One reason that an algorithm can be hard to recover from a program is that there is a lot in a pro- gram that is not ”the algorithm” (or ”an algorithm”). The residue is machinic, for sure; it is procedural, it involves the stepwise execution of one instruction followed by another, and it follows all the rules of layout, control flow, state manipulation, and access rights that shape any piece of code. But much of it is not actually part of the – or any – algorithm.

An algorithm may express the core of what a program is meant to do, but that core is surrounded by a vast penumbra of ancillary operations that are also a program’s respon- sibility and also manifest themselves in the program’s code. In other words, while everything that a program does and that code expresses is algorithmic in the sense that it is specified in advance by formalization, it is not algorithm, in the sense that it goes beyond things that algorithms express, or even what the term ”algorithm” signals as a term of professional practice. (p.4)

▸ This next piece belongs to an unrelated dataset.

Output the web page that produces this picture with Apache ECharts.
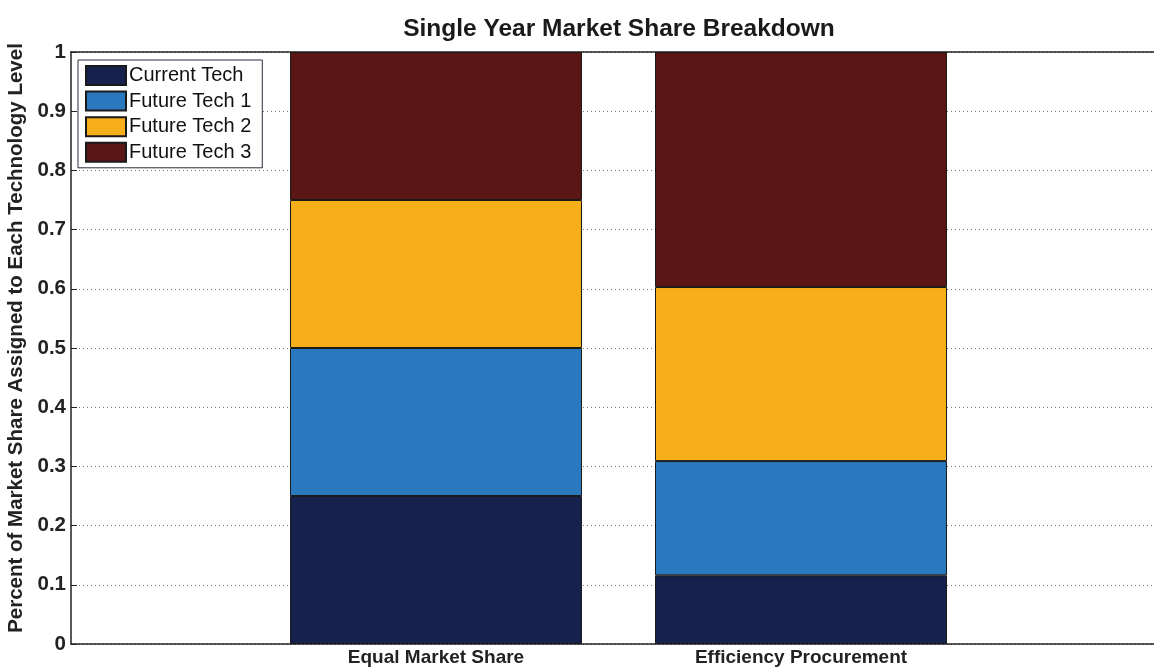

I suppose the one point of caution I’d suggest is that while excellent, Dourish’s article highlights to me the narrowness of the discussion – the relative closeness (and perhaps closed-ness) of those involved and the ways in which ‘discipline’ (and I suppose, then, ‘authority’) might thereby becoming enacted. Indeed, following Dourish’s strategy it might be (ironically) interesting to chart the forms  of ‘professional practice’ through which ‘algorithm studies’ take place. The list of people and institutions Dourish acknowledges at the close of his article offer a possible starting point…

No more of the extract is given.